It’s easy to forget that Robert Downey Jr. started his movie career in some of the least mainstream material imaginable. As a child, he had bit parts in several films directed by his father Robert Downey Sr., who was one of America’s most celebrated underground filmmakers during the 1960s and early ‘70s.
The senior Downey doesn’t pay much mind to the fact that his son is now one of the biggest celebrities in the world. “I’m just happy that he climbed off the floor during his dark period,” he says. “To me, that’s the miracle: that he chose to live.”
Downey Sr.’s movies, the cult classic Putney Swope among them, are being celebrated in an intimate, four-day festival which opens tonight at Cinefamily. “Truth and Soul, Inc. – The Films of Robert Downey, Sr. (A Prince)” includes appearances by Robert Downey Jr., Louis C.K., Paul Thomas Anderson, and Alan Arkin, a testament to the wide-ranging influence of his relentless anti-establishment satires. Downey Sr. himself will host screenings of his best-known films.
The retrospective is part of this year’s annual donation drive. For the past few years, Cinefamily has hosted a live, 24-hour telethon, and it was at one such event that Downey Jr. showed up to open a time capsule. He then proceeded to donate several thousand dollars so the theater could upgrade its projector, which was the beginning of a bond between him and the theater. “Hadrian [Belove, Cinefamily co-founder] and my son had a meeting of the minds,” as Downey Sr. puts it. “I’m very pleased that they’ll have my old films around.” But the main reason Downey Sr. is excited about coming to L.A. is that he’ll get to meet his newborn granddaughter.
The filmmaker didn’t have much input on which of his films are being screened, but he says he’s happy with the selection: “To me the interesting part is being able to cut a few minutes out of a couple of [the movies], years after they were made. Which shows you that nothing is ever done.” He has indeed made edits to some of his movies specifically for this series.
Speaking of re-editing old work, Downey Sr. says, “Most people, when they do this, they put stuff back in.

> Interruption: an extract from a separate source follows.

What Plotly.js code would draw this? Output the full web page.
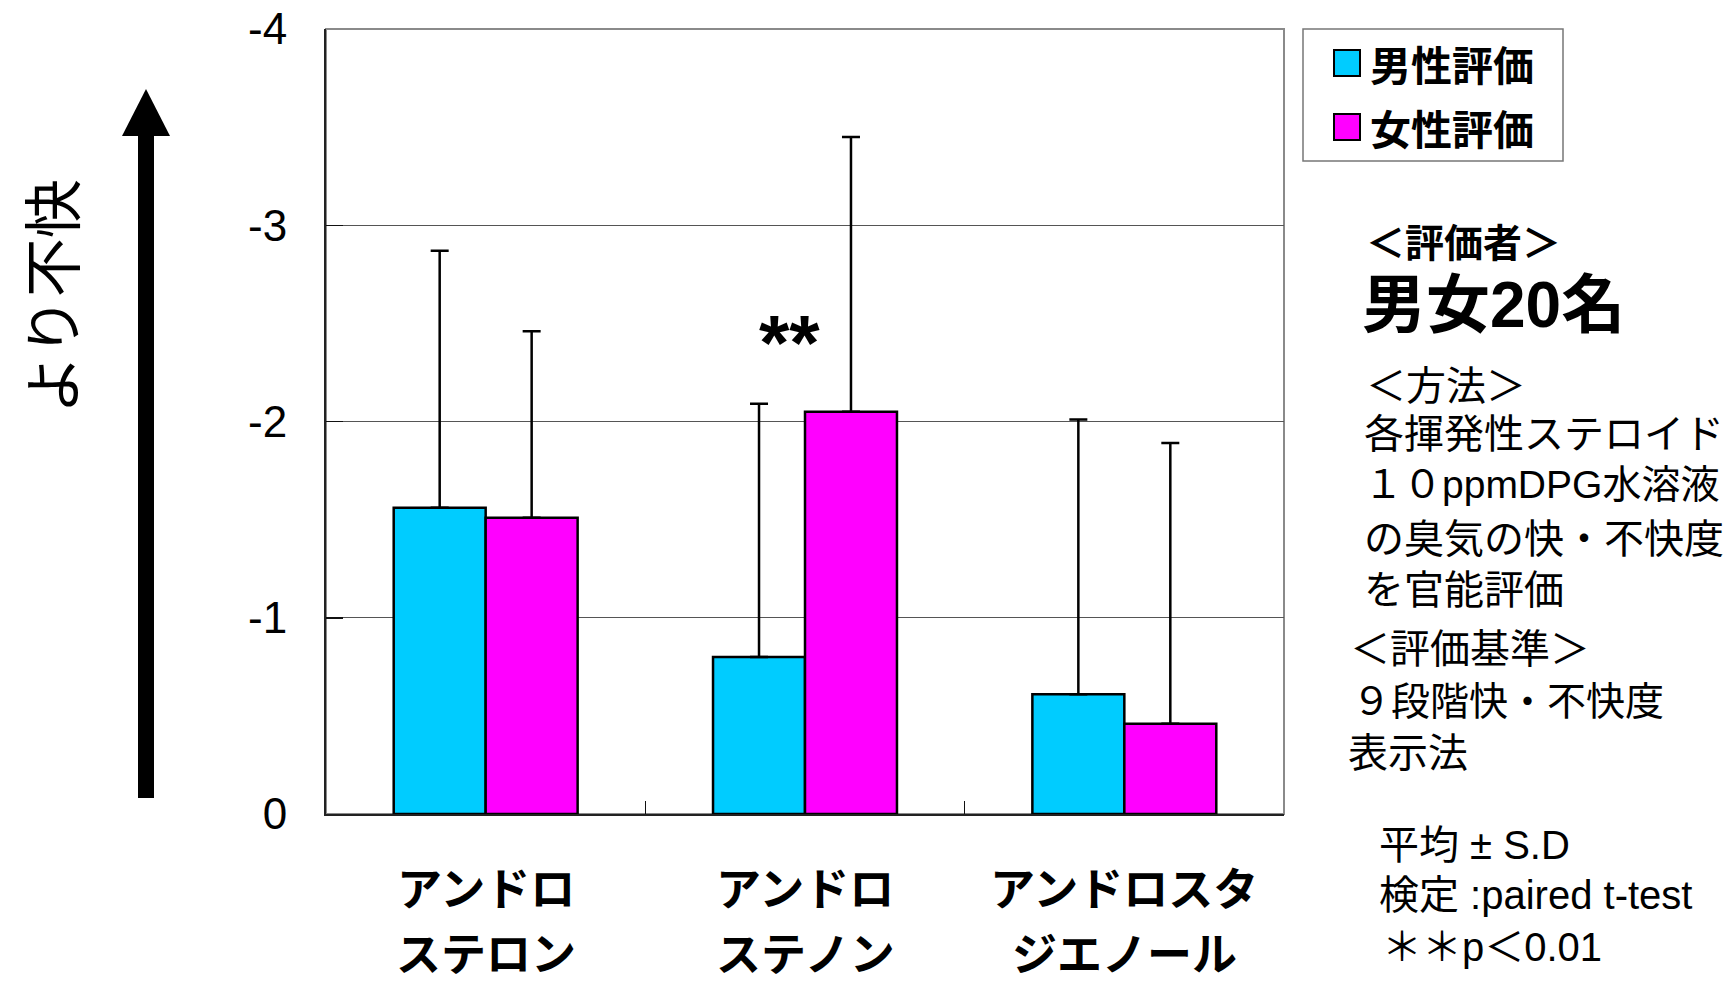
<!DOCTYPE html>
<html>
<head>
<meta charset="utf-8">
<script src="https://cdn.plot.ly/plotly-3.0.1.min.js"></script>
<style>html,body{margin:0;padding:0;background:#fff;}#chart{width:1735px;height:984px;}</style>
</head>
<body>
<div id="chart"></div>
<script>
// ---- data ----
const categories = ['アンドロステロン', 'アンドロステノン', 'アンドロスタジエノール'];
const categoryLine1 = ['アンドロ', 'アンドロ', 'アンドロスタ'];
const categoryLine2 = ['ステロン', 'ステノン', 'ジエノール'];
const seriesNames = ['男性評価', '女性評価'];
const maleMean = [-1.56, -0.80, -0.61];
const maleSD = [1.31, 1.29, 1.40];
const femaleMean = [-1.51, -2.05, -0.46];
const femaleSD = [0.95, 1.40, 1.43];
const yTickVals = [0, -1, -2, -3, -4];
const yTickText = ['0', '-1', '-2', '-3', '-4'];
const yAxisTitle = 'より不快';
const sigMark = '**';
const sideNotes = [
  {text: '＜評価者＞', bold: true, size: 39, x: 1364, y: 243},
  {text: '男女20名', bold: true, size: 64, x: 1360, y: 305},
  {text: '＜方法＞', bold: false, size: 40, x: 1364, y: 386},
  {text: '各揮発性ステロイド', bold: false, size: 40, x: 1362, y: 434},
  {text: '１０ppmDPG水溶液', bold: false, size: 39, x: 1362, y: 484},
  {text: 'の臭気の快・不快度', bold: false, size: 40, x: 1362, y: 539},
  {text: 'を官能評価', bold: false, size: 40, x: 1362, y: 590},
  {text: '＜評価基準＞', bold: false, size: 40, x: 1348, y: 649},
  {text: '９段階快・不快度', bold: false, size: 39, x: 1350, y: 701},
  {text: '表示法', bold: false, size: 40, x: 1346, y: 753},
  {text: '平均 ± S.D', bold: false, size: 40, x: 1377, y: 845},
  {text: '検定 :paired t-test', bold: false, size: 40, x: 1377, y: 895},
  {text: '＊＊p＜0.01', bold: false, size: 40, x: 1380, y: 947}
];
const colors = ['#00CCFF', '#FF00FF'];

// ---- geometry helpers (plot area in pixels) ----
const W = 1735, H = 984;
const PL = 326, PR = 1284, PT = 29, PB = 814;
const px = v => (v - PL) / (PR - PL);
const py = v => (PB - v) / (PB - PT);

const JP = 'Noto Sans CJK JP';
const MIX = 'Liberation Sans, Noto Sans CJK JP';

function barTrace(name, means, sds, color) {
  return {
    type: 'bar', name: name, x: categories, y: means,
    marker: {color: color, line: {color: '#000', width: 2.5}},
    error_y: {type: 'data', symmetric: false, array: means.map(() => 0), arrayminus: sds,
      color: '#000', thickness: 2.5, width: 9},
    showlegend: false, hoverinfo: 'skip'
  };
}

const traces = [
  barTrace(seriesNames[0], maleMean, maleSD, colors[0]),
  barTrace(seriesNames[1], femaleMean, femaleSD, colors[1])
];

const shapes = [
  {type: 'rect', xref: 'paper', yref: 'paper', x0: 0, x1: 1, y0: 0, y1: 1,
   line: {color: '#8a8a8a', width: 2}, layer: 'below'},
  {type: 'rect', xref: 'paper', yref: 'paper', x0: px(138), x1: px(154), y0: py(798), y1: py(134),
   fillcolor: '#000', line: {width: 0}},
  {type: 'path', xref: 'paper', yref: 'paper',
   path: `M ${px(122)} ${py(136)} L ${px(146)} ${py(89)} L ${px(170)} ${py(136)} Z`,
   fillcolor: '#000', line: {width: 0}},
  {type: 'rect', xref: 'paper', yref: 'paper', x0: px(1303), x1: px(1563), y0: py(161), y1: py(29),
   line: {color: '#777', width: 1.5}, fillcolor: 'rgba(0,0,0,0)'}
];

const legendRows = [63, 127];
const annotations = [];
seriesNames.forEach((n, i) => {
  shapes.push({type: 'rect', xref: 'paper', yref: 'paper',
    x0: px(1334), x1: px(1360), y0: py(legendRows[i] + 13), y1: py(legendRows[i] - 13),
    fillcolor: colors[i], line: {color: '#000', width: 2}});
  annotations.push({xref: 'paper', yref: 'paper', x: px(1368), y: py(legendRows[i]),
    xanchor: 'left', yanchor: 'middle', showarrow: false, text: n,
    font: {family: JP, size: 41, color: '#000', weight: 'bold'}});
});

categories.forEach((c, i) => {
  [[categoryLine1[i], 886], [categoryLine2[i], 951]].forEach(([t, yy]) => {
    annotations.push({xref: 'x', yref: 'paper', x: c, y: py(yy),
      xanchor: 'center', yanchor: 'middle', showarrow: false, text: t,
      font: {family: JP, size: 45, color: '#000', weight: 'bold'}});
  });
});

annotations.push({xref: 'paper', yref: 'paper', x: px(49), y: py(297), textangle: -90,
  xanchor: 'center', yanchor: 'middle', showarrow: false, text: yAxisTitle,
  font: {family: JP, size: 59, color: '#000'}});

annotations.push({xref: 'paper', yref: 'paper', x: px(789), y: py(343),
  xanchor: 'center', yanchor: 'middle', showarrow: false, text: sigMark,
  font: {family: 'Liberation Sans', size: 78, color: '#000', weight: 'bold'}});

sideNotes.forEach(n => {
  annotations.push({xref: 'paper', yref: 'paper', x: px(n.x), y: py(n.y),
    xanchor: 'left', yanchor: 'middle', showarrow: false, text: n.text,
    font: {family: MIX, size: n.size, color: '#000', weight: n.bold ? 'bold' : 'normal'}});
});

const layout = {
  width: W, height: H, autosize: false,
  margin: {l: PL, r: W - PR, t: PT, b: H - PB, pad: 0},
  paper_bgcolor: '#fff', plot_bgcolor: '#fff',
  barmode: 'group', bargap: 0.424, bargroupgap: 0,
  showlegend: false,
  xaxis: {
    type: 'category', categoryarray: categories,
    tickson: 'boundaries', ticks: 'inside', ticklen: 13, tickcolor: '#111', tickwidth: 1.5,
    showticklabels: false,
    showgrid: false, showline: true, linecolor: '#222', linewidth: 2, zeroline: false,
    fixedrange: true
  },
  yaxis: {
    range: [0, -4], tickmode: 'array', tickvals: yTickVals, ticktext: yTickText,
    ticks: 'inside', ticklen: 17, tickcolor: '#111', tickwidth: 1.5,
    showgrid: true, gridcolor: '#555', gridwidth: 1,
    showline: true, linecolor: '#222', linewidth: 2, zeroline: false,
    tickfont: {family: 'Liberation Sans', size: 44, color: '#000'},
    ticklabelstandoff: 28, fixedrange: true
  },
  shapes: shapes,
  annotations: annotations
};

Plotly.newPlot('chart', traces, layout, {staticPlot: true, displayModeBar: false});
</script>
</body>
</html>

But I do the opposite. Nothing brutal. It’s just that I think, ‘Why did I leave that in?’” His dissatisfaction with his original choices was ignited when he was sorting through his work to help the Criterion Collection compile a boxed set a few years back. He’s completely unsentimental about his after-the-fact tinkering. “I took two minutes out of Rittenhouse Square last week. Pound, took out about five minutes. Two Tons of Turquoise, about fifteen minutes. I didn’t touch Putney or Chafed Elbows or Greaser’s Palace. They’re fine.”
Such is the life of a restless filmmaker, even in old age. While taking the train from New York to Los Angeles (he dislikes flying) Downey Sr. will be polishing the last draft of his latest screenplay. And this weekend’s retrospective will allow him and his fans to look back on what he’s done before.